Taking the data below, please print only the lines from the line holding "Write the matplotlib code for this chart." to the line holding "ax = fig.add_axes([50/712, 1", inclusive, with pictures omitted.

++++ Exercise material

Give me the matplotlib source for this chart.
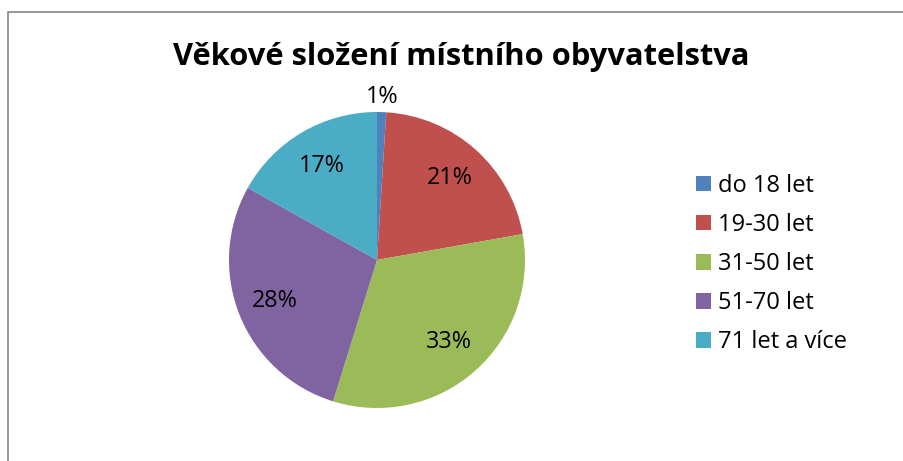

++++++++
++++ Exercise material

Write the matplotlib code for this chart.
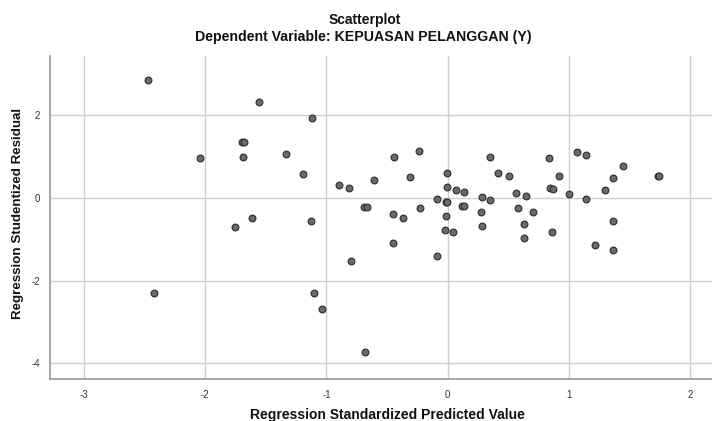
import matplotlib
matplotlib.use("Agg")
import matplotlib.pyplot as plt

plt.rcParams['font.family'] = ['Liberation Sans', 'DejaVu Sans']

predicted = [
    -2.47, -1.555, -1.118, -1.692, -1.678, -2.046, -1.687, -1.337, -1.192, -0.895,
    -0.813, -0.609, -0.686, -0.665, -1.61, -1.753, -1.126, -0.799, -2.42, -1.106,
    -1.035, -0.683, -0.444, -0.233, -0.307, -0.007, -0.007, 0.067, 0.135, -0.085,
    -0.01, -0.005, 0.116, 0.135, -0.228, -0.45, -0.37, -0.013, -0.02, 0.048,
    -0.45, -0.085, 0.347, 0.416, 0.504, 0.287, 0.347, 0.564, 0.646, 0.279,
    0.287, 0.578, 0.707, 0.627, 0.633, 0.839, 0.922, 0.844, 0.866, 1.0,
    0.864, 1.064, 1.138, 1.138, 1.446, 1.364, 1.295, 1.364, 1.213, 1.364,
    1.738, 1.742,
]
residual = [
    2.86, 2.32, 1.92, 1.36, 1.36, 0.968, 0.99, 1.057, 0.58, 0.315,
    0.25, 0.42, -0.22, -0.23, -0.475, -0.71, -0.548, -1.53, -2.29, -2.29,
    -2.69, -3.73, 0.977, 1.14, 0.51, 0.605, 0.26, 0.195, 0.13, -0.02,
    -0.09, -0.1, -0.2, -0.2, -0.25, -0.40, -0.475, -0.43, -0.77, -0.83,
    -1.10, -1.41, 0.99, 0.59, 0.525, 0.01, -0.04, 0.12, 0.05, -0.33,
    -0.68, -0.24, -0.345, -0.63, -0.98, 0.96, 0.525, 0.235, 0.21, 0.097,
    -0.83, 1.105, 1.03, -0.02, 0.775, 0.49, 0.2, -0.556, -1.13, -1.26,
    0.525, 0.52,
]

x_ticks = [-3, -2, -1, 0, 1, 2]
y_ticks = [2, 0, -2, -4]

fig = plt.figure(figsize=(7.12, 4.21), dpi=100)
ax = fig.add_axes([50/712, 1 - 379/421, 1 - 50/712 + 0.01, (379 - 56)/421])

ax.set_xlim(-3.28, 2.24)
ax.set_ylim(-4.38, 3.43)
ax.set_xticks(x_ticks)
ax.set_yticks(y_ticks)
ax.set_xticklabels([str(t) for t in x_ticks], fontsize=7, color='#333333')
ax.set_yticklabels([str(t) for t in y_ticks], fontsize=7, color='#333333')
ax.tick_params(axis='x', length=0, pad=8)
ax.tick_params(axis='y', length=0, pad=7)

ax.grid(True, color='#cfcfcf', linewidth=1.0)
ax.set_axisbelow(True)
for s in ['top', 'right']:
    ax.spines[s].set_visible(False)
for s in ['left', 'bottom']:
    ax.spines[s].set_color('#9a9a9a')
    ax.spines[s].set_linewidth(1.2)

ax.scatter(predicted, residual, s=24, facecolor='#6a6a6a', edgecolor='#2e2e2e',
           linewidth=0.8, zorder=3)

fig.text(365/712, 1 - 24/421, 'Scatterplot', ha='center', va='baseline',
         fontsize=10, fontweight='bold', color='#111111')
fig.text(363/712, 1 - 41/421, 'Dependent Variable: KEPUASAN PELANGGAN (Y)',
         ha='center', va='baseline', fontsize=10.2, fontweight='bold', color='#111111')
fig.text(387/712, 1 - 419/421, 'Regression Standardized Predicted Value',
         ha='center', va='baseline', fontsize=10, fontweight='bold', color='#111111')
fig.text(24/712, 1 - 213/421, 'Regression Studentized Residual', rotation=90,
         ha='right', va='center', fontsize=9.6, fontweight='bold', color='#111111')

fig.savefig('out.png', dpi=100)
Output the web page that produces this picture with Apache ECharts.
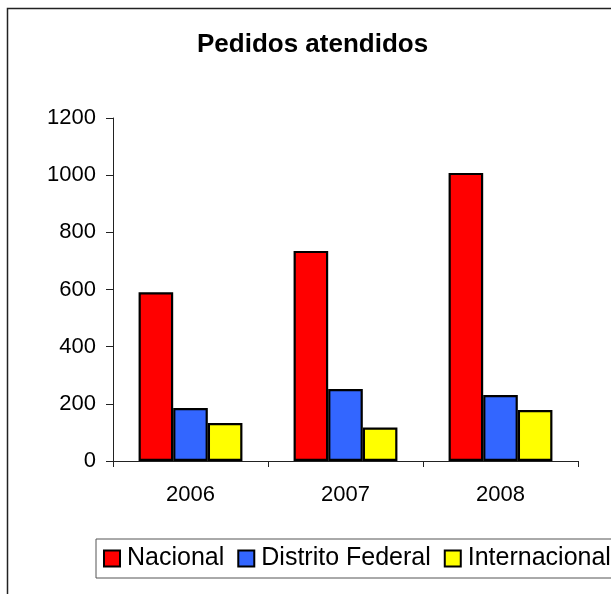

++++++++

- **Solution to this problem**
Write the matplotlib code for this chart.
import matplotlib
matplotlib.use("Agg")
import matplotlib.pyplot as plt

plt.rcParams['font.family'] = ['Liberation Sans', 'DejaVu Sans']

predicted = [
    -2.47, -1.555, -1.118, -1.692, -1.678, -2.046, -1.687, -1.337, -1.192, -0.895,
    -0.813, -0.609, -0.686, -0.665, -1.61, -1.753, -1.126, -0.799, -2.42, -1.106,
    -1.035, -0.683, -0.444, -0.233, -0.307, -0.007, -0.007, 0.067, 0.135, -0.085,
    -0.01, -0.005, 0.116, 0.135, -0.228, -0.45, -0.37, -0.013, -0.02, 0.048,
    -0.45, -0.085, 0.347, 0.416, 0.504, 0.287, 0.347, 0.564, 0.646, 0.279,
    0.287, 0.578, 0.707, 0.627, 0.633, 0.839, 0.922, 0.844, 0.866, 1.0,
    0.864, 1.064, 1.138, 1.138, 1.446, 1.364, 1.295, 1.364, 1.213, 1.364,
    1.738, 1.742,
]
residual = [
    2.86, 2.32, 1.92, 1.36, 1.36, 0.968, 0.99, 1.057, 0.58, 0.315,
    0.25, 0.42, -0.22, -0.23, -0.475, -0.71, -0.548, -1.53, -2.29, -2.29,
    -2.69, -3.73, 0.977, 1.14, 0.51, 0.605, 0.26, 0.195, 0.13, -0.02,
    -0.09, -0.1, -0.2, -0.2, -0.25, -0.40, -0.475, -0.43, -0.77, -0.83,
    -1.10, -1.41, 0.99, 0.59, 0.525, 0.01, -0.04, 0.12, 0.05, -0.33,
    -0.68, -0.24, -0.345, -0.63, -0.98, 0.96, 0.525, 0.235, 0.21, 0.097,
    -0.83, 1.105, 1.03, -0.02, 0.775, 0.49, 0.2, -0.556, -1.13, -1.26,
    0.525, 0.52,
]

x_ticks = [-3, -2, -1, 0, 1, 2]
y_ticks = [2, 0, -2, -4]

fig = plt.figure(figsize=(7.12, 4.21), dpi=100)
ax = fig.add_axes([50/712, 1 - 379/421, 1 - 50/712 + 0.01, (379 - 56)/421])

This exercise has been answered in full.